Нельзя было не залюбоваться им в эту минуту. Казалось, вдохновение подлинного артиста снизошло на него, — он подбавлял в фетучини масло, щедро сыпал пармезан, а затем, быстрыми и точными движениями перемешивал всё, фонтаном поднимал фетучини кверху, снова бережно опускал их на горячее блюдо и морил дальше, разложил порции, сам подал и, став в позу римского императора, громко и гордо сказал:
— Фетучини ориджинале Альфредо!
И было в нем в эту минуту столько настоящего удовлетворения и даже благородства, что отведав действительно изумительно приготовленное блюдо, мы не выдержали и, по-итальянски, особенно четко выговаривая «р», закричали:
— Браво! Браво!
Артист сыграл свою роль, сорвал аплодисменты и скромно удалился за кулисы. Больше мы уж его не видели до тех пор, пока не собрались уходить и он пришел проститься, прося расписаться в книге гостей.
Пока мы ели и пили, прошло несколько часов. Уже начала спадать жара, подул с холмов ветерок «полленца» и мы отправились пешком по всё еще пустынным и сонным улицам в сторону нового вокзала, сделанного из аллюминия и стекла. Архитектор очень умно включил в свою постройку остатки старинной стены, проходившей в этом месте. Так, в новом римском вокзале причудливо сочетаются достижения современной Италии с ее великим прошлым.

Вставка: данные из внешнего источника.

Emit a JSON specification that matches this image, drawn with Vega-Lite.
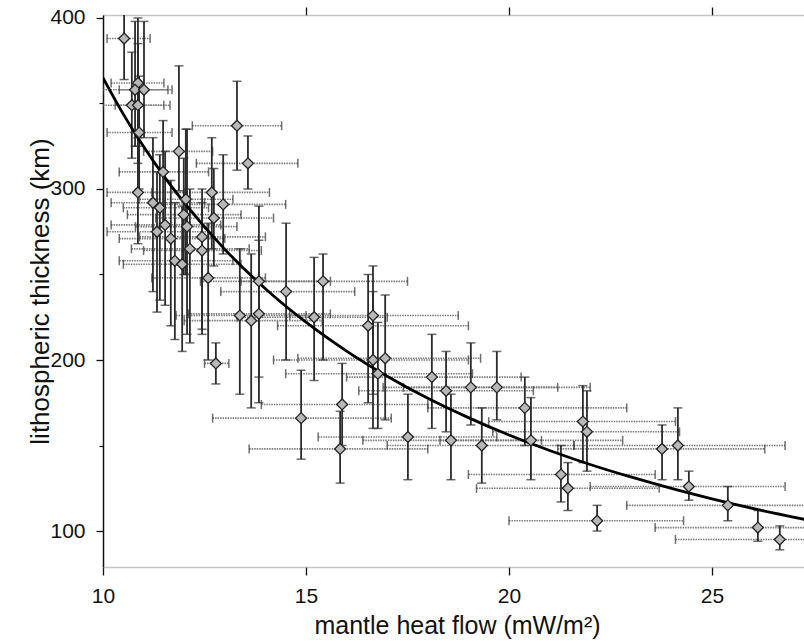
{
  "$schema": "https://vega.github.io/schema/vega-lite/v6.json",
  "width": 701,
  "height": 552,
  "autosize": {"type": "none"},
  "padding": {"left": 103, "top": 15, "right": 0, "bottom": 74},
  "background": "white",
  "config": {"view": {"stroke": null}, "font": "Liberation Sans"},
  "datasets": {
    "pts": [
      {"x": 10.52, "y": 388, "xlo": 10.1, "xhi": 11.16, "ylo": 364, "yhi": 412},
      {"x": 10.86, "y": 362, "xlo": 10.2, "xhi": 11.5, "ylo": 330, "yhi": 400},
      {"x": 10.79, "y": 358, "xlo": 10.0, "xhi": 11.6, "ylo": 325, "yhi": 398},
      {"x": 11.01, "y": 358, "xlo": 10.4, "xhi": 11.7, "ylo": 330, "yhi": 398},
      {"x": 10.71, "y": 349, "xlo": 10.0, "xhi": 11.5, "ylo": 318, "yhi": 380},
      {"x": 10.86, "y": 349, "xlo": 10.3, "xhi": 11.65, "ylo": 315, "yhi": 385},
      {"x": 10.89, "y": 333, "xlo": 10.1, "xhi": 11.7, "ylo": 300, "yhi": 366},
      {"x": 13.30, "y": 337, "xlo": 12.2, "xhi": 14.4, "ylo": 311, "yhi": 363},
      {"x": 13.57, "y": 315, "xlo": 12.3, "xhi": 14.8, "ylo": 300, "yhi": 331},
      {"x": 11.87, "y": 322, "xlo": 11.0, "xhi": 12.7, "ylo": 299, "yhi": 372},
      {"x": 11.48, "y": 310, "xlo": 10.4, "xhi": 12.6, "ylo": 280, "yhi": 340},
      {"x": 10.86, "y": 298, "xlo": 10.1, "xhi": 12.0, "ylo": 268, "yhi": 325},
      {"x": 11.23, "y": 292, "xlo": 10.2, "xhi": 12.5, "ylo": 240, "yhi": 330},
      {"x": 11.40, "y": 289, "xlo": 10.5, "xhi": 12.6, "ylo": 235, "yhi": 320},
      {"x": 12.68, "y": 298, "xlo": 11.2, "xhi": 14.1, "ylo": 265, "yhi": 330},
      {"x": 12.96, "y": 291, "xlo": 11.5, "xhi": 14.5, "ylo": 262, "yhi": 320},
      {"x": 12.04, "y": 294, "xlo": 10.9, "xhi": 13.2, "ylo": 250, "yhi": 335},
      {"x": 11.99, "y": 285, "xlo": 10.6, "xhi": 13.4, "ylo": 250, "yhi": 318},
      {"x": 12.73, "y": 283, "xlo": 11.3, "xhi": 14.2, "ylo": 255, "yhi": 312},
      {"x": 11.53, "y": 279, "xlo": 10.2, "xhi": 12.9, "ylo": 232, "yhi": 322},
      {"x": 11.33, "y": 275, "xlo": 10.1, "xhi": 12.6, "ylo": 228, "yhi": 310},
      {"x": 12.07, "y": 278, "xlo": 10.8, "xhi": 13.3, "ylo": 215, "yhi": 335},
      {"x": 11.67, "y": 271, "xlo": 10.4, "xhi": 13.0, "ylo": 220, "yhi": 305},
      {"x": 12.44, "y": 272, "xlo": 10.9, "xhi": 14.0, "ylo": 215, "yhi": 300},
      {"x": 12.14, "y": 265, "xlo": 10.7, "xhi": 13.6, "ylo": 210, "yhi": 300},
      {"x": 12.44, "y": 264, "xlo": 11.0, "xhi": 13.9, "ylo": 218, "yhi": 292},
      {"x": 11.77, "y": 258, "xlo": 10.4, "xhi": 13.2, "ylo": 212, "yhi": 292},
      {"x": 11.95, "y": 256, "xlo": 10.5, "xhi": 13.4, "ylo": 205, "yhi": 290},
      {"x": 12.59, "y": 248, "xlo": 11.2, "xhi": 14.0, "ylo": 200, "yhi": 280},
      {"x": 13.84, "y": 246, "xlo": 12.4, "xhi": 15.6, "ylo": 190, "yhi": 290},
      {"x": 14.51, "y": 240, "xlo": 12.9, "xhi": 16.2, "ylo": 200, "yhi": 280},
      {"x": 15.42, "y": 246, "xlo": 13.4, "xhi": 17.5, "ylo": 200, "yhi": 262},
      {"x": 13.37, "y": 226, "xlo": 11.8, "xhi": 15.0, "ylo": 180, "yhi": 265},
      {"x": 13.65, "y": 223, "xlo": 12.0, "xhi": 15.4, "ylo": 172, "yhi": 262},
      {"x": 13.84, "y": 227, "xlo": 12.1, "xhi": 15.6, "ylo": 175, "yhi": 270},
      {"x": 15.20, "y": 225, "xlo": 13.3, "xhi": 17.0, "ylo": 188, "yhi": 260},
      {"x": 16.65, "y": 226, "xlo": 14.6, "xhi": 18.75, "ylo": 180, "yhi": 255},
      {"x": 16.53, "y": 220, "xlo": 14.3, "xhi": 19.0, "ylo": 175, "yhi": 250},
      {"x": 12.78, "y": 198, "xlo": 12.5, "xhi": 13.1, "ylo": 186, "yhi": 210},
      {"x": 16.65, "y": 200, "xlo": 14.2, "xhi": 19.0, "ylo": 160, "yhi": 240},
      {"x": 16.95, "y": 201, "xlo": 14.8, "xhi": 19.3, "ylo": 165, "yhi": 238},
      {"x": 16.77, "y": 192, "xlo": 14.5, "xhi": 19.1, "ylo": 160, "yhi": 222},
      {"x": 15.89, "y": 174, "xlo": 13.9, "xhi": 18.0, "ylo": 150, "yhi": 198},
      {"x": 14.88, "y": 166, "xlo": 12.7, "xhi": 17.1, "ylo": 142, "yhi": 194},
      {"x": 15.84, "y": 148, "xlo": 13.6, "xhi": 18.0, "ylo": 128, "yhi": 170},
      {"x": 18.10, "y": 190, "xlo": 16.0, "xhi": 20.3, "ylo": 160, "yhi": 215},
      {"x": 18.45, "y": 182, "xlo": 16.3, "xhi": 20.6, "ylo": 158, "yhi": 205},
      {"x": 19.06, "y": 184, "xlo": 16.9, "xhi": 21.2, "ylo": 162, "yhi": 210},
      {"x": 19.70, "y": 184, "xlo": 17.4, "xhi": 22.0, "ylo": 165, "yhi": 205},
      {"x": 20.39, "y": 172, "xlo": 18.0, "xhi": 22.9, "ylo": 150, "yhi": 190},
      {"x": 17.51, "y": 155, "xlo": 15.3, "xhi": 19.7, "ylo": 130, "yhi": 180},
      {"x": 18.57, "y": 153, "xlo": 16.4, "xhi": 20.8, "ylo": 130, "yhi": 180},
      {"x": 19.33, "y": 150, "xlo": 17.0, "xhi": 21.6, "ylo": 128, "yhi": 172},
      {"x": 20.54, "y": 153, "xlo": 18.3, "xhi": 22.8, "ylo": 130, "yhi": 178},
      {"x": 21.28, "y": 133, "xlo": 19.0, "xhi": 23.6, "ylo": 117, "yhi": 150},
      {"x": 21.82, "y": 164, "xlo": 19.5, "xhi": 24.1, "ylo": 140, "yhi": 185},
      {"x": 21.92, "y": 158, "xlo": 19.6, "xhi": 24.2, "ylo": 135, "yhi": 182},
      {"x": 23.77, "y": 148, "xlo": 21.2, "xhi": 26.3, "ylo": 130, "yhi": 162},
      {"x": 24.16, "y": 150, "xlo": 21.6, "xhi": 26.8, "ylo": 130, "yhi": 172},
      {"x": 21.45, "y": 125, "xlo": 19.2, "xhi": 23.7, "ylo": 112, "yhi": 140},
      {"x": 24.43, "y": 126, "xlo": 22.0, "xhi": 26.8, "ylo": 118, "yhi": 135},
      {"x": 25.39, "y": 115, "xlo": 22.9, "xhi": 27.9, "ylo": 106, "yhi": 126},
      {"x": 22.17, "y": 106, "xlo": 20.0, "xhi": 24.3, "ylo": 100, "yhi": 115},
      {"x": 26.13, "y": 102, "xlo": 23.6, "xhi": 28.6, "ylo": 94, "yhi": 112},
      {"x": 26.67, "y": 95, "xlo": 24.1, "xhi": 29.2, "ylo": 89, "yhi": 103}
    ],
    "fit": [
      {"q": 10, "h": 365},
      {"q": 10.5, "h": 343.8},
      {"q": 11, "h": 324.8},
      {"q": 11.5, "h": 307.5},
      {"q": 12, "h": 292.0},
      {"q": 13, "h": 264.7},
      {"q": 14, "h": 241.7},
      {"q": 15, "h": 222.1},
      {"q": 16, "h": 205.2},
      {"q": 17, "h": 190.5},
      {"q": 18, "h": 177.6},
      {"q": 19, "h": 166.3},
      {"q": 20, "h": 156.1},
      {"q": 21, "h": 147.1},
      {"q": 22, "h": 138.9},
      {"q": 23, "h": 131.6},
      {"q": 24, "h": 124.9},
      {"q": 25, "h": 118.8},
      {"q": 26, "h": 113.2},
      {"q": 27, "h": 108.1},
      {"q": 27.3, "h": 106.7}
    ]
  },
  "resolve": {"axis": {"x": "independent", "y": "independent"}},
  "layer": [
    {
      "layer": [
        {
          "data": {"name": "pts"},
          "mark": {"type": "rule", "clip": true, "color": "#7a7a7a", "strokeWidth": 1.6, "strokeDash": [1.5, 1]},
          "encoding": {
            "x": {
              "field": "xlo", "type": "quantitative",
              "scale": {"domain": [10, 27.266], "nice": false, "zero": false},
              "axis": {
                "orient": "bottom", "values": [10, 15, 20, 25], "grid": false,
                "domainColor": "#888888", "domainDash": [1, 1], "domainWidth": 1.5,
                "tickColor": "#111111", "tickSize": 8, "tickWidth": 1.3,
                "labelFontSize": 21, "labelColor": "#111111", "labelBaseline": "alphabetic",
                "labelPadding": 27, "labelFlush": false, "labelOverlap": false,
                "title": "mantle heat flow (mW/m²)", "titleFontSize": 25, "titleFontWeight": "normal",
                "titleColor": "#111111", "titleX": 354, "titleY": 66, "titleAlign": "center",
                "titleBaseline": "alphabetic"
              }
            },
            "x2": {"field": "xhi"},
            "y": {
              "field": "y", "type": "quantitative",
              "scale": {"domain": [78.95, 401.75], "nice": false, "zero": false},
              "axis": {
                "orient": "left", "values": [100, 200, 300, 400], "grid": false,
                "domainColor": "#111111", "domainWidth": 1.5,
                "tickColor": "#111111", "tickSize": 7, "tickWidth": 1.3,
                "labelFontSize": 21, "labelColor": "#111111", "labelPadding": 11,
                "labelBaseline": "middle", "labelFlush": false, "labelOverlap": false,
                "title": "lithospheric thickness (km)", "titleFontSize": 26, "titleFontWeight": "normal",
                "titleColor": "#111111", "titleAngle": -90, "titleX": -55, "titleY": 276,
                "titleAlign": "center", "titleBaseline": "alphabetic"
              }
            }
          }
        },
        {
          "data": {"name": "pts"},
          "transform": [{"fold": ["xlo", "xhi"], "as": ["k", "xc"]}],
          "mark": {"type": "tick", "orient": "vertical", "clip": true, "color": "#333333", "size": 9, "thickness": 1.5},
          "encoding": {
            "x": {"field": "xc", "type": "quantitative"},
            "y": {"field": "y", "type": "quantitative"}
          }
        },
        {
          "data": {"name": "pts"},
          "mark": {"type": "rule", "clip": true, "color": "#2b2b2b", "strokeWidth": 1.8},
          "encoding": {
            "x": {"field": "x", "type": "quantitative"},
            "y": {"field": "ylo", "type": "quantitative"},
            "y2": {"field": "yhi"}
          }
        },
        {
          "data": {"name": "pts"},
          "transform": [{"fold": ["ylo", "yhi"], "as": ["k", "yc"]}],
          "mark": {"type": "tick", "orient": "horizontal", "clip": true, "color": "#2b2b2b", "size": 9, "thickness": 1.5},
          "encoding": {
            "x": {"field": "x", "type": "quantitative"},
            "y": {"field": "yc", "type": "quantitative"}
          }
        },
        {
          "data": {"name": "fit"},
          "mark": {"type": "line", "clip": true, "color": "#000000", "strokeWidth": 2.8, "interpolate": "monotone"},
          "encoding": {
            "x": {"field": "q", "type": "quantitative"},
            "y": {"field": "h", "type": "quantitative"}
          }
        },
        {
          "data": {"name": "pts"},
          "mark": {"type": "point", "shape": "diamond", "filled": true, "fill": "#b8b8b8", "stroke": "#222222", "strokeWidth": 1.3, "size": 120, "opacity": 1, "clip": true},
          "encoding": {
            "x": {"field": "x", "type": "quantitative"},
            "y": {"field": "y", "type": "quantitative"}
          }
        }
      ]
    },
    {
      "data": {"name": "pts"},
      "mark": {"type": "point", "opacity": 0},
      "encoding": {
        "x": {
          "field": "x", "type": "quantitative",
          "scale": {"domain": [10, 27.266], "nice": false, "zero": false},
          "axis": {
            "orient": "top", "values": [15, 20, 25], "grid": false, "labels": false, "title": null,
            "domainColor": "#888888", "domainDash": [1, 1], "domainWidth": 1.5,
            "tickColor": "#111111", "tickSize": 8, "tickWidth": 1.3
          }
        },
        "y": {
          "field": "y", "type": "quantitative",
          "scale": {"domain": [78.95, 401.75], "nice": false, "zero": false},
          "axis": {
            "orient": "left", "values": [150, 250, 350], "grid": false, "labels": false, "title": null,
            "domain": false, "tickColor": "#111111", "tickSize": 4, "tickWidth": 1.2
          }
        }
      }
    }
  ]
}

Можно ли расстаться с Римом и не побывать у фонтана Треви, не испить хрустальной воды из источника «Аква Вирджиния»? Мы выпили воды, посмотрели на бронзовых тритонов, трубящих в раковины и бросили несколько мелких монет в фонтан, — залог вечной любви и обещание вернуться когда-нибудь в Рим.
В пламенеющем закате поезд уносит нас по пустынной и торжественной Кампанье в сторону Неаполя, Мессины, Сицилии.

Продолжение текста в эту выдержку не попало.